- [To be done]
Write each line out exactly, leaving none out.
··· Recorded information
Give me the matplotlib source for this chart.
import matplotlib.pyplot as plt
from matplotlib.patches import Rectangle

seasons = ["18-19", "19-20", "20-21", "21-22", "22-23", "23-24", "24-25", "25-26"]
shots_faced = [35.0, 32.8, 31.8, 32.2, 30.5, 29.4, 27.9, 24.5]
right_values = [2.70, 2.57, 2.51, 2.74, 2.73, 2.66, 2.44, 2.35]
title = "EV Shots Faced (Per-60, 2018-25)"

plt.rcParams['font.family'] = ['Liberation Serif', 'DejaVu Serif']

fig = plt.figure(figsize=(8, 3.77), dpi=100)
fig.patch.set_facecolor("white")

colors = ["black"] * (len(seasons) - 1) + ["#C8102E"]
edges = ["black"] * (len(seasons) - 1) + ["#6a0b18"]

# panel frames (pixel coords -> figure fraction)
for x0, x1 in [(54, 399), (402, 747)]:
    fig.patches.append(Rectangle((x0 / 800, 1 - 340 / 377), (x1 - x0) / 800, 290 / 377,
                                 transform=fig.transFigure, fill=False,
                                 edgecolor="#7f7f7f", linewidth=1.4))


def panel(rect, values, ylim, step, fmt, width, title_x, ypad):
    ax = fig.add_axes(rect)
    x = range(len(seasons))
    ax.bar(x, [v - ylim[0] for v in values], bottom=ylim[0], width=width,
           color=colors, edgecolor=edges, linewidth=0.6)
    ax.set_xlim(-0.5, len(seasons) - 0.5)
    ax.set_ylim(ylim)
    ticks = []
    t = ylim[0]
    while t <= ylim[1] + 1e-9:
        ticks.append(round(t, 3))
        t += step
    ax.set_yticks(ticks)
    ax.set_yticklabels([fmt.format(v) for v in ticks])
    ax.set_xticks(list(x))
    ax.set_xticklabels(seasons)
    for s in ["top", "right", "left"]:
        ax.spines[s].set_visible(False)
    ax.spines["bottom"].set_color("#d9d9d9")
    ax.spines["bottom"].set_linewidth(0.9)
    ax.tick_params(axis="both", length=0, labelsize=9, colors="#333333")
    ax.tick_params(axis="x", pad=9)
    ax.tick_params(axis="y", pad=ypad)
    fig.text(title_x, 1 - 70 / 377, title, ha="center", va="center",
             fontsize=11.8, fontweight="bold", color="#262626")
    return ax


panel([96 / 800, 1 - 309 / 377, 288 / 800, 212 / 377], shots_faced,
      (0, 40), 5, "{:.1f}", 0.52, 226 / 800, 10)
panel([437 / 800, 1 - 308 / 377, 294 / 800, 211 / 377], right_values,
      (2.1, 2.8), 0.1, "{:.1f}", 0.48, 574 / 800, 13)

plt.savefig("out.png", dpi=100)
······
- [Written solution]
Give me the matplotlib source for this chart.
import matplotlib.pyplot as plt
from matplotlib.patches import Rectangle

seasons = ["18-19", "19-20", "20-21", "21-22", "22-23", "23-24", "24-25", "25-26"]
shots_faced = [35.0, 32.8, 31.8, 32.2, 30.5, 29.4, 27.9, 24.5]
right_values = [2.70, 2.57, 2.51, 2.74, 2.73, 2.66, 2.44, 2.35]
title = "EV Shots Faced (Per-60, 2018-25)"

plt.rcParams['font.family'] = ['Liberation Serif', 'DejaVu Serif']

fig = plt.figure(figsize=(8, 3.77), dpi=100)
fig.patch.set_facecolor("white")

colors = ["black"] * (len(seasons) - 1) + ["#C8102E"]
edges = ["black"] * (len(seasons) - 1) + ["#6a0b18"]

# panel frames (pixel coords -> figure fraction)
for x0, x1 in [(54, 399), (402, 747)]:
    fig.patches.append(Rectangle((x0 / 800, 1 - 340 / 377), (x1 - x0) / 800, 290 / 377,
                                 transform=fig.transFigure, fill=False,
                                 edgecolor="#7f7f7f", linewidth=1.4))


def panel(rect, values, ylim, step, fmt, width, title_x, ypad):
    ax = fig.add_axes(rect)
    x = range(len(seasons))
    ax.bar(x, [v - ylim[0] for v in values], bottom=ylim[0], width=width,
           color=colors, edgecolor=edges, linewidth=0.6)
    ax.set_xlim(-0.5, len(seasons) - 0.5)
    ax.set_ylim(ylim)
    ticks = []
    t = ylim[0]
    while t <= ylim[1] + 1e-9:
        ticks.append(round(t, 3))
        t += step
    ax.set_yticks(ticks)
    ax.set_yticklabels([fmt.format(v) for v in ticks])
    ax.set_xticks(list(x))
    ax.set_xticklabels(seasons)
    for s in ["top", "right", "left"]:
        ax.spines[s].set_visible(False)
    ax.spines["bottom"].set_color("#d9d9d9")
    ax.spines["bottom"].set_linewidth(0.9)
    ax.tick_params(axis="both", length=0, labelsize=9, colors="#333333")
    ax.tick_params(axis="x", pad=9)
    ax.tick_params(axis="y", pad=ypad)
    fig.text(title_x, 1 - 70 / 377, title, ha="center", va="center",
             fontsize=11.8, fontweight="bold", color="#262626")
    return ax


panel([96 / 800, 1 - 309 / 377, 288 / 800, 212 / 377], shots_faced,
      (0, 40), 5, "{:.1f}", 0.52, 226 / 800, 10)
panel([437 / 800, 1 - 308 / 377, 294 / 800, 211 / 377], right_values,
      (2.1, 2.8), 0.1, "{:.1f}", 0.48, 574 / 800, 13)

plt.savefig("out.png", dpi=100)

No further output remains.